Lopez Obrador's strategic alliance with the right-wing Social Encounter Party (PES), with conservative Christian origins, earned him wide criticism within Morena. The party defines itself as secular and liberal, but its Christian direction results in a conservative platform that opposes same-sex marriage and abortion, except in cases of rape.
However, for Morena's “Together We Will Make History” coalition to miraculously catapult into Mexico's religious and conservative society, the party and its allies had to turn its back on such issues that are highly unpopular among Mexicans.
But in the same PES's congress, Lopez Obrador promised a “moral constitution” to be prepared with social leaders and intellectuals, including religious leaders. He didn't give further details, but this has definitely worried more progressive voters.
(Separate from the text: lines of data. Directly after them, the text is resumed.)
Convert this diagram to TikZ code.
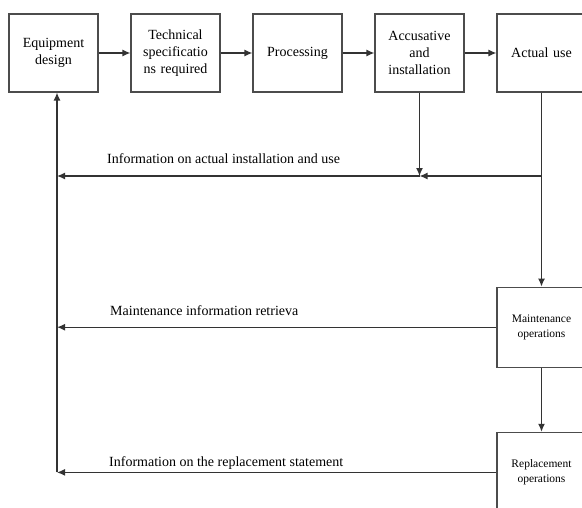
\documentclass[tikz,border=0pt]{standalone}
\usepackage{fontspec}
\setmainfont{Liberation Serif}
\usetikzlibrary{arrows.meta,positioning,calc}

\begin{document}
\begin{tikzpicture}[
    node distance=31.8pt,
    block/.style={rectangle, draw=black!70, line width=1.2pt, text width=86pt, text centered,
                  minimum width=89pt, minimum height=78pt, inner sep=1.5pt,
                  font=\fontsize{14}{17}\selectfont},
    small/.style={font=\fontsize{11.5}{15}\selectfont, minimum height=80pt},
    arrow/.style={-{Latex[length=8pt, width=7pt]}, line width=1.3pt, black!80},
    lbl/.style={font=\fontsize{14}{16}\selectfont, inner sep=0pt}
]
\useasboundingbox (0,0) rectangle (582pt,-507pt);

%% -- Top row --------------------------------------------------------
\node[block] (design) at (53.5pt,-53pt) {Equipment\\design};
\node[block, right=of design]  (spec)    {Technical\\specificatio\\ns required};
\node[block, right=of spec]    (proc)    {Processing\\[6pt]};
\node[block, right=of proc]    (install) {Accusative\\and\\installation};
\node[block, right=of install] (use)     {Actual use};

%% -- Right column ---------------------------------------------------
\node[block, small, below=194pt of use]  (maint) {Maintenance\\operations};
\node[block, small, below=64pt of maint] (repl)  {Replacement\\operations};

\coordinate (fb)  at (0,-176pt);
\coordinate (lft) at ([xshift=3.5pt]design.south);

%% -- Labels ---------------------------------------------------------
\node[lbl, anchor=base west] (infouse)  at ([xshift=50pt, yshift=13pt]lft |- fb)
    {Information on actual installation and use};
\node[lbl, anchor=base west] (infomnt)  at ([xshift=53pt, yshift=12pt]lft |- maint.west)
    {Maintenance information retrieva};
\node[lbl, anchor=base west] (inforepl) at ([xshift=52pt, yshift=6pt]lft |- repl.west)
    {Information on the replacement statement};

%% -- Arrows ---------------------------------------------------------
\draw[arrow] (design)  -- (spec);
\draw[arrow] (spec)    -- (proc);
\draw[arrow] (proc)    -- (install);
\draw[arrow] (install) -- (use);
\draw[arrow] (use)     -- (maint);
\draw[arrow] (maint)   -- (repl);

\draw[arrow] (install) -- (install.south |- fb);
\draw[arrow] (use.south |- fb) -- (install.south |- fb);
\draw[arrow] (install.south |- fb) -- (lft |- fb);
\draw[arrow] (maint.west) -- (lft |- maint.west);
\draw[arrow] (repl.west)  -- (lft |- repl.west);
\draw[arrow] (lft |- repl.west) -- (lft);
\end{tikzpicture}
\end{document}
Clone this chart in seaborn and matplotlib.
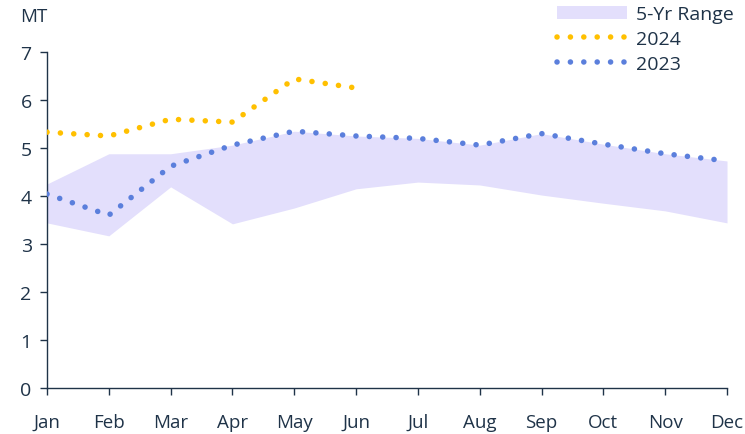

Compromising this much shows Lopez Obrador's commitment to becoming president of Mexico. He claimed electoral fraud in 2006 and 2012 and he was not willing to lose again. During his last campaign, he used to say this time he would go either to Los Pinos (the presidential residence) or to La Chingada (his ranch) after the elections.
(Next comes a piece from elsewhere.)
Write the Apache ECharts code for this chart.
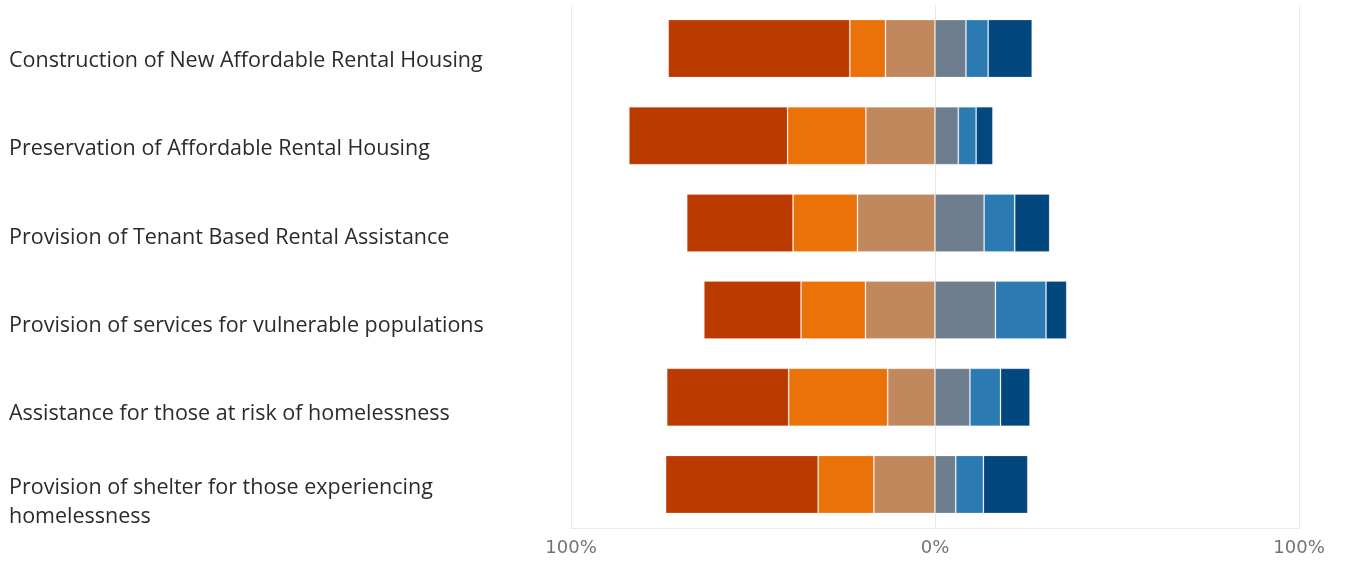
<!DOCTYPE html>
<html>
<head>
<meta charset="utf-8">
<script src="https://cdn.jsdelivr.net/npm/echarts@6/dist/echarts.min.js"></script>
<style>
  html, body { margin: 0; padding: 0; background: #ffffff; }
  #chart { width: 1345px; height: 561px; }
</style>
</head>
<body>
<div id="chart"></div>
<script>
// Priority areas, top to bottom
const categories = [
  'Construction of New Affordable Rental Housing',
  'Preservation of Affordable Rental Housing',
  'Provision of Tenant Based Rental Assistance',
  'Provision of services for vulnerable populations',
  'Assistance for those at risk of homelessness',
  'Provision of shelter for those experiencing homelessness'
];

// Share of responses (%) per rating level; the first three sit left of 0
const level1 = [49.9, 43.6, 29.2, 26.7, 33.5, 41.9];
const level2 = [9.8, 21.5, 17.7, 17.7, 27.2, 15.3];
const level3 = [13.6, 19.0, 21.3, 19.1, 13.0, 16.8];
const level4 = [8.5, 6.4, 13.5, 16.6, 9.6, 5.7];
const level5 = [6.1, 4.9, 8.4, 13.9, 8.4, 7.6];
const level6 = [12.1, 4.6, 9.6, 5.7, 8.1, 12.2];

const xTicks = [-100, 0, 100];

const neg = arr => arr.map(v => -v);

const chart = echarts.init(document.getElementById('chart'), null, { renderer: 'canvas' });

const gridColor = '#e9e9e9';

function bar(name, data, color) {
  return {
    name: name,
    type: 'bar',
    stack: 'total',
    xAxisIndex: 0,
    yAxisIndex: 0,
    barCategoryGap: '33.5%',
    data: data,
    itemStyle: { color: color, borderColor: 'rgba(255,255,255,0.18)', borderWidth: 1 },
    emphasis: { disabled: true }
  };
}

chart.setOption({
  animation: false,
  grid: [
    { left: 571, right: 46, top: 5, bottom: 33 },
    // label lane for the category names
    { left: 571, right: 46, top: 17, height: 529 }
  ],
  xAxis: [
    {
      type: 'value',
      gridIndex: 0,
      min: xTicks[0],
      max: xTicks[xTicks.length - 1],
      interval: 100,
      axisLine: { show: true, lineStyle: { color: gridColor, width: 1 } },
      axisTick: { show: false },
      splitLine: { show: true, lineStyle: { color: gridColor, width: 1 } },
      axisLabel: {
        margin: 11,
        color: '#737373',
        fontFamily: 'DejaVu Sans',
        fontSize: 18,
        formatter: v => Math.abs(v) + '%'
      }
    },
    { type: 'value', gridIndex: 1, show: false }
  ],
  yAxis: [
    {
      type: 'category',
      gridIndex: 0,
      data: categories,
      inverse: true,
      axisLine: { show: false },
      axisTick: { show: false },
      axisLabel: { show: false },
      splitLine: { show: false }
    },
    {
      type: 'category',
      gridIndex: 1,
      data: categories,
      inverse: true,
      axisLine: { show: false },
      axisTick: { show: false },
      splitLine: { show: false },
      axisLabel: {
        margin: 562,
        align: 'left',
        color: '#2b2b2b',
        fontFamily: 'Open Sans',
        fontSize: 21.5,
        lineHeight: 29,
        width: 520,
        overflow: 'break'
      }
    }
  ],
  series: [
    bar('Level 3', neg(level3), '#c1885e'),
    bar('Level 2', neg(level2), '#eb7109'),
    bar('Level 1', neg(level1), '#bb3a00'),
    bar('Level 4', level4, '#6f7e8e'),
    bar('Level 5', level5, '#2c7ab2'),
    bar('Level 6', level6, '#03477f')
  ]
});
</script>
</body>
</html>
In a move seen as neutralizing his past enemies in order to guarantee his victory this time around he included in his cabinet the right-wing hardliner Manuel Espino, pointed to as responsible for the 2006 fraud and the propaganda war against Lopez Obrador.
There's a traditional Mexican song called “El son de la negra” which says “Tell everyone yes, but don't tell them when” (“A todos diles que si, pero no les digas cuando”). That seems to be AMLO's strategy.
All these contradictions are in part possible due to the vagueness of his promises and program. The ideology of Morena, in great part based on Lopez Obrador's own thinking, is an eclectic mix of narratives that appeal to nationalist sentiments and which he calls “Mexicanismo.”
This, coupled with anti-corruption promises, an emotional discourse full of love and reconciliation, plus the support of Mexico's economic and media elites, gave Lopez Obrador a wide advantage over the runner-up Anaya in July elections.
Lopez Obrador is likely to become the first left-leaning President of Mexico since the presidency of President Lazaro Cardenas some 80 years ago.
For many, Lopez Obrador presents himself as something new, despite compromises with the old guard which he arguably needs to secure the presidency in a country like Mexico with a deep history of neoliberal discourse.
“This rice is already cooked,” said a confident AMLO after a successful meeting with a local business group in Mexico.